Approach them when they're not busy. With my children's book, I asked a children's librarian what books they get the most requests for. Ask them what they like and what they recommend to patrons. Believe me. It works.
The library is also a great place to find books about writing. You'll find Writer's Digest Books like, HOW TO WRITE A CHILDREN'S BOOK AND GET IT PUBLISHED, HANDBOOK OF NOVEL WRITING or James Michener's WRITER'S HANDBOOK. There are magazines about writing, WRITER'S DIGEST, WRITER, PUBLISHERS WEEKLY. From these you'll learn what publishers are buying, and you can see their projections for the next season.
Other resource books include The LITERARY MARKETPLACE (LMP), WRITER'S MARKET and publisher's catalogs. You can send for catalogs directly from the publisher and that way you'll see sizes, shapes, colors and content of books that publishers have already bought. Ask to be put on mailing lists. Check out book reviews on upcoming books like those found in The NEW YORK TIMES BOOK REVIEW.

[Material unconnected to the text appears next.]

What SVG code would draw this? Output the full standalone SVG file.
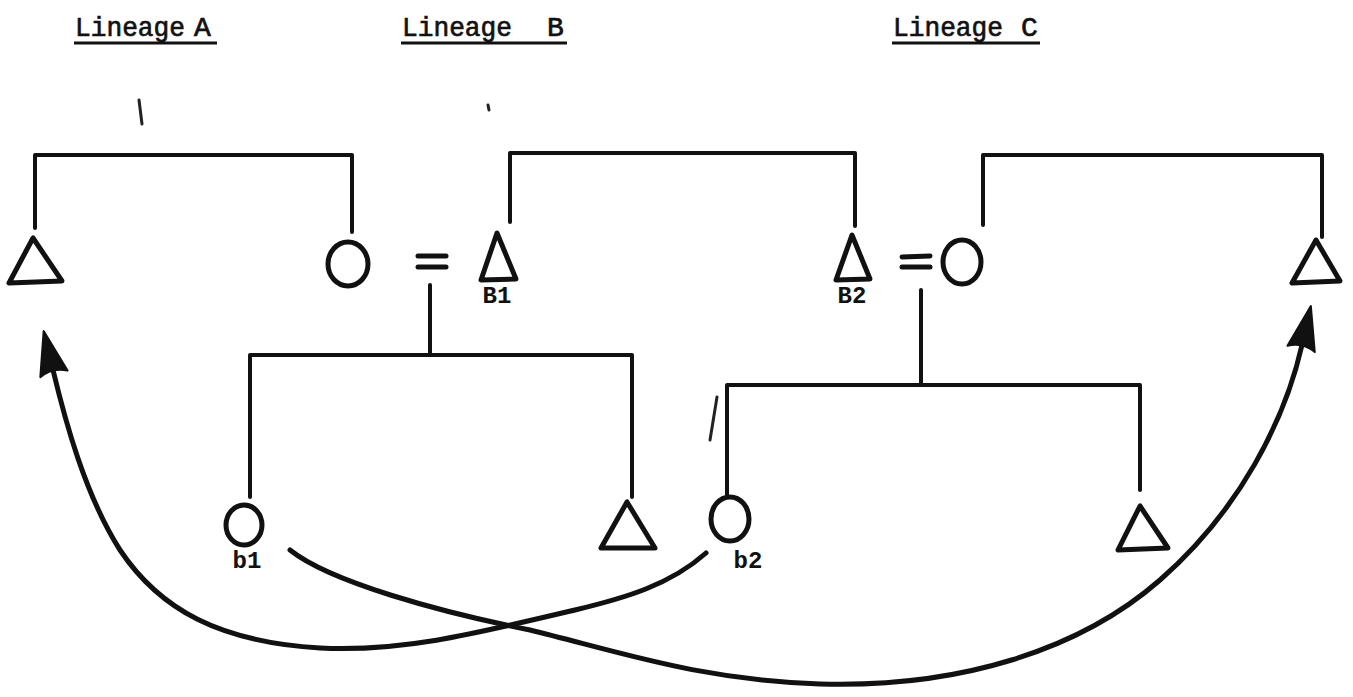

Of course, there is the Internet. With this resource, the world can be at your fingertips. Many of the books and magazines I’ve mentioned can be found on the Internet, along with lots more..


So, what's the bottom line? Is it possible to avoid all the perils of publishing? The answer to that is no. You can learn from your mistakes and the mistakes of others. Decide right now if you want to be a politician or writer. STOP TALKING and START WRITING. Rewrite. Learn the craft of writing by writing. Writing takes WORK. Study your markets. Get your manuscripts in the mail and keep them there. That's how you sell what you write.
Getting a book published is like a marathon, not a short sprint. Learn by doing. Listen to your own voice. Trust yourself. And never forget: READ, READ, READ. And WRITE, WRITE, WRITE.